Item 5.03         Amendments to Articles of Incorporation or Bylaws; Change in Fiscal Year.

 

(a) Bylaw Amendment

On March 14, 2012, the Board of Directors (the “Board”) of Franklin Resources, Inc. (the “Corporation”) approved an amendment to, and restatement of, the Corporation’s amended and restated bylaws, effective as of such date, to remove Section 7.9 of the bylaws regarding forum selection.

The deleted forum selection bylaw previously provided that: “Unless the Board of Directors consents in writing to the selection of an alternative forum, the Court of Chancery of the State of Delaware shall be the sole and exclusive forum for (i) any derivative action or proceeding brought on behalf of the Corporation, (ii) any action asserting a claim of breach of a fiduciary duty owed by any director, officer, employee or agent of the Corporation to the Corporation or the Corporation’s stockholders, (iii) any action asserting a claim arising pursuant to any provision of the General Corporation Law of the State of Delaware, or (iv) any action asserting a claim governed by the internal affairs doctrine, in each such case subject to said Court of Chancery having personal jurisdiction over the indispensable parties named as defendants therein. Any person or entity purchasing or otherwise acquiring any interest in shares of capital stock of the corporation shall be deemed to have notice of and consented to the provisions of this Section 7.9.”

The foregoing description of the amendment to the Corporation’s amended and restated bylaws is qualified in its entirety by the full text of the amended and restated bylaws (as adopted and effective on March 14, 2012), which is filed as Exhibit 3.1 hereto and incorporated herein by reference.
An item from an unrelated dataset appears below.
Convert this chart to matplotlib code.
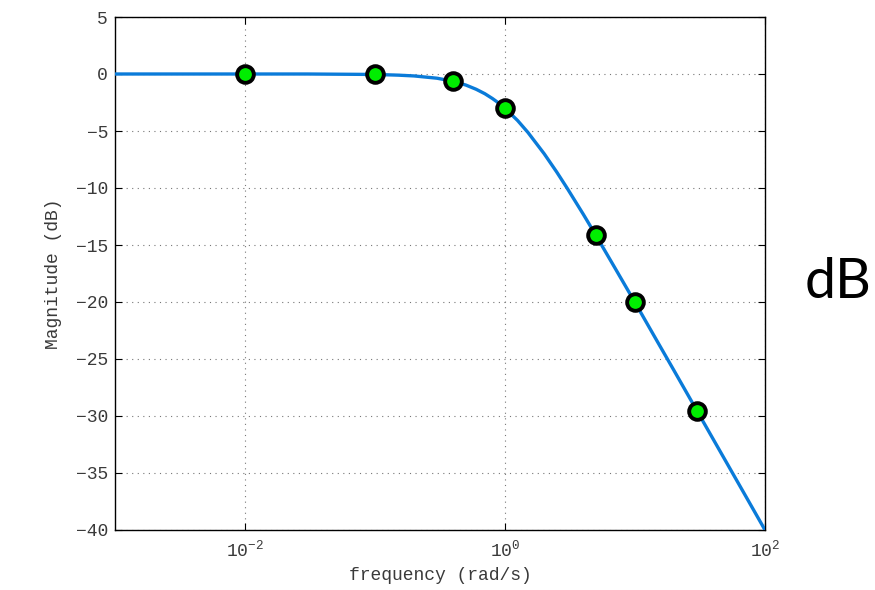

Item 9.01         Financial Statements and Exhibits.

 

(d) Exhibits

 

Exhibit No.

  

Description

3.1    Amended and Restated Bylaws of Franklin Resources, Inc. (as adopted and effective on March 14, 2012).


SIGNATURES

Pursuant to the requirements of the Securities Exchange Act of 1934, the registrant has duly caused this report to be signed on its behalf by the undersigned hereunto duly authorized.

 

    FRANKLIN RESOURCES, INC.
Date:    March 14, 2012     By:  

/s/            Maria Gray        

      Name:     Maria Gray
      Title:       Vice President and Secretary


EXHIBIT INDEX

 

Exhibit No.

  

Description

3.1    Amended and Restated Bylaws of Franklin Resources, Inc. (as adopted and effective on March 14, 2012).